If a CPU is idle, there is little point in sending it a scheduling-clock interrupt. After all, the primary purpose of a scheduling-clock interrupt is to force a busy CPU to shift its attention among multiple duties, and an idle CPU has no duties to shift its attention among.

The CONFIG_NO_HZ_IDLE=y Kconfig option causes the kernel to avoid sending scheduling-clock interrupts to idle CPUs, which is critically important both to battery-powered devices and to highly virtualized mainframes. A battery-powered device running a CONFIG_HZ_PERIODIC=y kernel would drain its battery very quickly, easily 2-3 times as fast as would the same device running a CONFIG_NO_HZ_IDLE=y kernel. A mainframe running 1,500 OS instances might find that half of its CPU time was consumed by unnecessary scheduling-clock interrupts. In these situations, there is strong motivation to avoid sending scheduling-clock interrupts to idle CPUs. That said, dyntick-idle mode is not free:

  1. It increases the number of instructions executed on the path to and from the idle loop.

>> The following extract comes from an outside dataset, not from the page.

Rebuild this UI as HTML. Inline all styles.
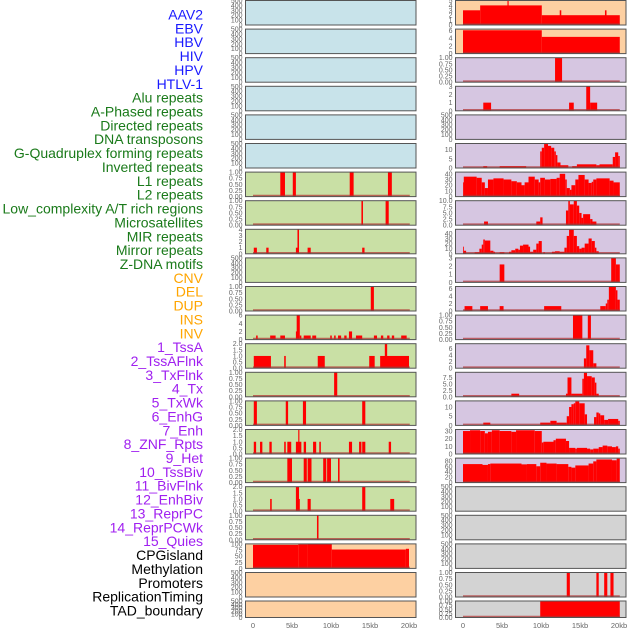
<!DOCTYPE html>
<html><head><meta charset="utf-8">
<style>
html,body{margin:0;padding:0;background:#fff;}
svg{display:block;font-family:"Liberation Sans",sans-serif;}
</style></head>
<body>
<svg id="chart" width="630" height="630" viewBox="0 0 630 630" xmlns="http://www.w3.org/2000/svg">
<g id="labels"></g>
<g id="panels"></g>
<g id="xaxes"></g>
</svg>
<script>
const labelNames = ["AAV2","EBV","HBV","HIV","HPV","HTLV-1","Alu repeats","A-Phased repeats","Directed repeats","DNA transposons","G-Quadruplex forming repeats","Inverted repeats","L1 repeats","L2 repeats","Low_complexity A/T rich regions","Microsatellites","MIR repeats","Mirror repeats","Z-DNA motifs","CNV","DEL","DUP","INS","INV","1_TssA","2_TssAFlnk","3_TxFlnk","4_Tx","5_TxWk","6_EnhG","7_Enh","8_ZNF_Rpts","9_Het","10_TssBiv","11_BivFlnk","12_EnhBiv","13_ReprPC","14_ReprPCWk","15_Quies","CPGisland","Methylation","Promoters","ReplicationTiming","TAD_boundary"];
const labelColors = ["#1a1aff","#1a7a1a","#ffa500","#a020f0","#000000"];
const labelGroups = [0,0,0,0,0,0,1,1,1,1,1,1,1,1,1,1,1,1,1,2,2,2,2,2,3,3,3,3,3,3,3,3,3,3,3,3,3,3,3,4,4,4,4,4];

const xTickValues = [0,5,10,15,20];
const xTickLabels = ["0","5kb","10kb","15kb","20kb"];

const T500 = ["0","100","200","300","400","500"];
const T1 = ["0.00","0.25","0.50","0.75","1.00"];
const T2 = ["0.0","0.5","1.0","1.5","2.0"];

// middle column
const midMax = [500,500,500,500,500,500,1,1,4,500,1,6,2,1,1,2,1,2,1,100,500,500];
const midTickVals = [
 [0,100,200,300,400,500],[0,100,200,300,400,500],[0,100,200,300,400,500],[0,100,200,300,400,500],[0,100,200,300,400,500],[0,100,200,300,400,500],
 [0,.25,.5,.75,1],[0,.25,.5,.75,1],[0,1,2,3,4],[0,100,200,300,400,500],[0,.25,.5,.75,1],[0,2,4,6],[0,.5,1,1.5,2],[0,.25,.5,.75,1],[0,.25,.5,.75,1],[0,.5,1,1.5,2],[0,.25,.5,.75,1],[0,.5,1,1.5,2],[0,.25,.5,.75,1],[0,25,50,75,100],[0,100,200,300,400,500],[0,100,200,300,400,500]];
const midTickLabels = [T500,T500,T500,T500,T500,T500,T1,T1,["0","1","2","3","4"],T500,T1,["0","2","4","6"],T2,T1,T1,T2,T1,T2,T1,["0","25","50","75","100"],T500,T500];
const midColors = ["#c8e3ea","#c8e3ea","#c8e3ea","#c8e3ea","#c8e3ea","#c8e3ea","#c9e0a5","#c9e0a5","#c9e0a5","#c9e0a5","#c9e0a5","#c9e0a5","#c9e0a5","#c9e0a5","#c9e0a5","#c9e0a5","#c9e0a5","#c9e0a5","#c9e0a5","#fdd0a2","#fdd0a2","#fdd0a2"];
const midSegs = [
 null,null,null,null,null,null,
 [[3.5,4.1,1],[5.1,5.5,1],[12.4,12.9,1],[17.3,17.8,1]],
 [[13.9,14.1,1],[17.0,17.4,1]],
 [[0.1,0.5,1],[1.7,2.0,1],[5.5,5.8,1],[5.7,5.9,4],[7.0,7.4,1],[14.0,14.3,1]],
 null,
 [[15.1,15.5,1]],
 [[0.4,0.6,1],[2.2,2.9,1],[3.5,4.1,1],[5.5,5.7,2],[5.6,6.0,6],[6.0,6.2,1],[6.5,7.4,1],[7.6,8.1,1],[9.9,10.1,1],[10.4,10.6,1],[10.9,11.3,1],[11.7,12.0,1],[12.3,12.7,2],[13.2,14.0,1],[15.5,15.9,1],[16.4,16.7,1],[17.2,17.5,1],[17.8,18.1,1],[19.0,19.7,1]],
 [[0.1,2.3,1],[4.0,4.2,1],[8.3,9.2,1],[14.9,15.6,1],[16.3,20.0,1],[16.9,17.2,2]],
 [[10.4,10.8,1]],
 [[0.1,0.5,1],[4.2,4.5,1],[6.4,6.8,1],[14.0,14.4,1]],
 [[0.1,0.4,1],[0.9,1.2,1],[2.1,2.4,1],[4.0,4.2,1],[4.4,4.9,1],[5.5,6.2,1],[5.8,5.95,2],[6.5,6.8,1],[7.7,8.1,1],[8.5,8.7,1],[12.3,12.7,1],[13.6,13.9,1],[14.0,14.4,1],[17.4,17.7,1]],
 [[4.4,5.0,1],[6.5,6.9,1],[7.0,7.5,1],[9.0,9.4,1],[9.5,10.0,1],[10.9,11.1,1]],
 [[2.2,2.4,1],[5.5,5.9,2],[5.9,6.0,1],[7.0,7.4,1],[14.0,14.4,2],[17.6,18.1,1]],
 [[8.2,8.4,1]],
 [[0,5.8,96],[5.8,7.0,98],[7.0,10.1,100],[10.1,19.6,77],[19.6,20.0,80]],
 null,null];

// right column
const rightMax = [5,6.3,1,3,500,13.3,43,10,48,3,6.5,1,7.5,9.5,13.3,32,90,500,500,500,1,1];
const rightTickVals = [
 [0,1,2,3,4,5],[0,2,4,6],[0,.25,.5,.75,1],[0,1,2,3],[0,100,200,300,400,500],[0,5,10],[0,10,20,30,40],[0,2.5,5,7.5,10],[0,10,20,30,40],[0,1,2,3],[0,2,4,6],[0,.25,.5,.75,1],[0,2,4,6],[0,2.5,5,7.5],[0,5,10],[0,10,20,30],[0,20,40,60,80],[0,100,200,300,400,500],[0,100,200,300,400,500],[0,100,200,300,400,500],[0,.25,.5,.75,1],[0,.25,.5,.75,1]];
const rightTickLabels = [["0","1","2","3","4","5"],["0","2","4","6"],T1,["0","1","2","3"],T500,["0","5","10"],["0","10","20","30","40"],["0.0","2.5","5.0","7.5","10.0"],["0","10","20","30","40"],["0","1","2","3"],["0","2","4","6"],T1,["0","2","4","6"],["0.0","2.5","5.0","7.5"],["0","5","10"],["0","10","20","30"],["0","20","40","60","80"],T500,T500,T500,T1,T1];
const rightColors = ["#fdd0a2","#fdd0a2","#d6c6e1","#d6c6e1","#d6c6e1","#d6c6e1","#d6c6e1","#d6c6e1","#d6c6e1","#d6c6e1","#d6c6e1","#d6c6e1","#d6c6e1","#d6c6e1","#d6c6e1","#d6c6e1","#d6c6e1","#d3d3d3","#d3d3d3","#d3d3d3","#d3d3d3","#d3d3d3"];
const rightSegs = [
 [[0,2.2,3],[2.2,10.1,4],[5.7,5.85,5],[10.1,20.1,2],[12.4,12.6,3],[18.2,18.4,3]],
 [[0,10.1,6],[10.1,20.1,4.3]],
 [[11.8,12.7,1]],
 [[2.6,3.6,1],[13.6,14.2,1],[15.8,16.3,3],[16.3,17.2,1]],
 null,
 [[2.6,3.1,1],[4.7,8.1,1],[9.9,10.1,9],[10.1,10.4,11],[10.4,10.9,13],[10.9,11.3,12],[11.3,11.7,11],[11.7,11.9,9],[11.9,12.1,7],[12.1,12.5,3],[12.5,13.5,1.5],[14.0,14.6,1],[14.6,17.1,2],[17.1,17.5,1.5],[17.5,19.2,2],[19.2,19.5,6],[19.5,19.9,8.5],[19.9,20.1,6.5]],
 [[0,0.1,25],[0.1,1.75,35],[1.75,2.4,33],[2.4,2.8,25],[2.8,3.2,15],[3.2,3.9,30],[3.9,5.2,32],[5.2,6.2,30],[6.2,6.9,27],[6.9,7.5,25],[7.5,7.9,20],[7.9,8.4,25],[8.4,9.2,35],[9.2,9.7,30],[9.7,9.9,25],[9.9,10.5,33],[10.5,11.2,30],[11.2,12.0,31],[12.0,12.4,33],[12.4,13.1,40],[13.1,13.3,30],[13.3,13.7,15],[13.7,13.9,12],[13.9,14.4,20],[14.4,14.8,30],[14.8,15.6,38],[15.6,16.1,30],[16.1,16.5,24],[16.5,16.7,26],[16.7,17.1,30],[17.1,18.8,32],[18.8,19.3,28],[19.3,20.1,25]],
 [[2.7,3.2,1.5],[9.4,9.9,1.5],[9.9,10.2,3.2],[13.2,13.5,6],[13.5,13.7,10],[13.7,14.2,8.5],[14.2,14.6,10],[14.6,14.9,8],[14.9,15.2,5],[15.2,15.4,3],[15.4,16.3,4.5],[16.3,16.6,2.5],[16.6,17.1,1.5]],
 [[0,0.1,14],[0.1,0.4,6],[1.5,2.1,3],[2.1,2.4,10],[2.4,2.6,18],[2.6,2.8,28],[2.8,3.5,26],[3.5,3.9,6],[3.9,4.1,4],[4.7,5.3,3],[5.9,6.2,4],[6.2,6.7,7],[6.7,7.1,10],[7.1,7.3,8],[7.3,7.7,16],[7.7,8.4,18],[8.4,8.6,14],[8.6,9.0,4],[9.0,9.4,8],[9.4,9.7,20],[9.7,10.1,25],[10.3,10.5,3],[11.4,11.8,4],[11.8,12.4,5],[12.4,13.0,4],[13.0,13.3,12],[13.3,13.6,35],[13.6,14.2,47],[14.2,14.6,35],[14.6,14.9,15],[14.9,15.2,10],[15.2,15.6,12],[15.6,16.1,20],[16.1,16.5,30],[16.5,16.9,25],[16.9,17.1,12],[17.1,17.4,5]],
 [[4.7,5.3,2.2],[19.0,19.6,3],[19.6,20.1,2.2]],
 [[0.2,1.2,1.3],[2.2,3.2,1.3],[4.7,5.2,1.3],[10.4,12.6,1.3],[17.6,18.3,1.3],[18.3,18.5,2],[18.5,18.7,3],[18.7,19.6,6.5],[19.6,19.8,5.5],[19.8,20.1,3]],
 [[14.1,15.3,1],[16.0,16.4,1]],
 [[15.5,15.8,3],[15.8,16.2,7],[16.2,16.7,5.5],[16.7,17.1,1.5]],
 [[6.2,7.2,1.2],[13.2,13.4,1.2],[13.4,13.9,7.5],[13.9,15.3,1.2],[15.3,15.5,7],[15.5,15.9,9.3],[15.9,16.5,8],[16.5,16.9,7.5],[16.9,17.1,5.5],[17.1,17.4,1.2]],
 [[2.6,3.5,1.5],[9.9,11.2,1.5],[11.2,12.0,2.5],[12.0,13.3,1.5],[13.3,13.6,5],[13.6,13.9,10],[13.9,14.2,11.5],[14.2,14.4,12],[14.4,14.9,13],[14.9,15.6,12],[15.6,15.9,6],[16.8,17.1,4.5],[17.1,17.4,7],[17.4,17.6,6.5],[17.6,18.1,5.5],[18.1,18.6,3],[18.6,19.9,3.5],[19.9,20.1,2.5]],
 [[0,0.9,30],[0.9,2.2,31],[2.2,2.8,30],[2.8,3.2,27],[3.2,3.7,29],[3.7,4.7,31],[4.7,6.2,30],[6.2,6.8,29],[6.8,9.2,31],[9.2,10.1,30],[10.1,10.3,15],[10.3,11.6,16],[11.6,11.9,18],[11.9,13.2,20],[13.2,13.6,17],[13.6,14.4,8],[14.4,14.6,7],[14.6,15.9,8],[15.9,16.3,7],[16.3,16.7,6],[16.7,17.4,7],[17.4,17.9,9],[17.9,18.5,11],[18.5,19.1,10],[19.1,19.6,9],[19.6,19.9,10],[19.9,20.1,7]],
 [[0,2.5,68],[2.5,3.2,65],[3.2,3.5,68],[3.5,7.5,70],[7.5,8.2,67],[8.2,9.4,68],[9.4,9.9,60],[9.9,10.7,73],[10.7,12.0,70],[12.0,13.5,68],[13.5,13.9,58],[13.9,14.4,55],[14.4,16.1,63],[16.1,16.7,70],[16.7,17.1,78],[17.1,19.1,85],[19.1,19.7,82],[19.7,20.1,88]],
 null,null,null,
 [[13.3,13.7,1],[17.1,17.4,1],[18.1,18.5,1],[18.9,19.3,1]],
 [[9.9,20.1,1]]];

const NS = "http://www.w3.org/2000/svg";
function mk(tag, attrs, parent){const e=document.createElementNS(NS,tag);for(const k in attrs)e.setAttribute(k,attrs[k]);parent.appendChild(e);return e;}

const labelsG = document.getElementById('labels');
labelNames.forEach((name,i)=>{
  const t = mk('text',{x:203,y:19.5+i*13.86,'text-anchor':'end','font-size':14,fill:labelColors[labelGroups[i]]},labelsG);
  t.textContent = name;
  
  
});

function rowTop(i){return i<21 ? 0.5+28.6*i : 601;}
function rowH(i){return i<21 ? 24.5 : 16.5;}

const cols = [
  {x0:245.5, x1:416, zeroX:253, segs:midSegs, maxes:midMax, tv:midTickVals, tl:midTickLabels, colors:midColors, name:'middle'},
  {x0:455.5, x1:626, zeroX:463, segs:rightSegs, maxes:rightMax, tv:rightTickVals, tl:rightTickLabels, colors:rightColors, name:'right'}
];
const kbPx = 7.8;
const panelsG = document.getElementById('panels');
const xaxesG = document.getElementById('xaxes');

cols.forEach(c=>{
  const xs = kb => c.zeroX + kb*kbPx;
  for(let i=0;i<22;i++){
    const top=rowTop(i), h=rowH(i), bot=top+h, max=c.maxes[i];
    const ys = v => bot - v/max*h;
    const g = mk('g',{},panelsG);
    
    
    mk('rect',{x:c.x0,y:top,width:c.x1-c.x0,height:h,fill:c.colors[i]},g);
    const segs = c.segs[i];
    if(segs){
      segs.forEach(s=>{
        const r = mk('rect',{x:xs(s[0]),y:ys(s[2]),width:Math.max(0.8,xs(s[1])-xs(s[0])),height:bot-ys(s[2]),fill:'#ff0000'},g);
        
        
      });
      mk('line',{x1:xs(0),x2:xs(20.1),y1:bot-1,y2:bot-1,stroke:'#b03030','stroke-width':1.6,'stroke-opacity':0.7},g);
    }
    mk('rect',{x:c.x0,y:top,width:c.x1-c.x0,height:h,fill:'none',stroke:'#555','stroke-width':1},g);
    c.tv[i].forEach((v,k)=>{
      const t = mk('text',{x:c.x0-3,y:ys(v)+2.5,'text-anchor':'end','font-size':7,fill:'#666'},g);
      t.textContent = c.tl[i][k];
      
      
    });
  }
  xTickValues.forEach((v,k)=>{
    const t = mk('text',{x:xs(v),y:628,'text-anchor':'middle','font-size':7.5,fill:'#666'},xaxesG);
    t.textContent = xTickLabels[k];
    
    
  });
});
</script>
</body></html>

  2. On many architectures, dyntick-idle mode also increases the number of expensive clock-reprogramming operations.

Therefore, systems with aggressive real-time response constraints often run CONFIG_HZ_PERIODIC=y kernels (or CONFIG_NO_HZ=n for older kernels) in order to avoid degrading from-idle transition latencies.

In this kind of "tickless" kernels, there is no fixed timer tick. Instead, the kernel schedules the next timer tick in response to its next event. Perhaps a better name is a "dynamic tick" kernel. If the running process has 18 milliseconds of timeslice left, then the kernel can dynamically schedule the timer interrupt for 18 milliseconds from now. This allows the system to negate the tradeoffs of a fixed interval: High frequency when you need the granularity, low frequency when you don't. Moreover, if the system is idle, there is no reason to schedule a periodic timer tick at all. The system can go truly idle, vastly improving battery life.

The cons are complexity. A tick-based system is significantly simpler than a tickless one. As a programmer, it is much easier to develop kernel code where you know there is some fixed frequency to the timer interrupt and you can rely on the tick to always hit at that interval. On a system such as Linux that supports tickless operation you are more-or-less paying the cost whether or not you enable the feature. The major cost to turning a tickless system on is computation of the dynamic tick and the rescheduling of timers. For most workloads, this is negligible.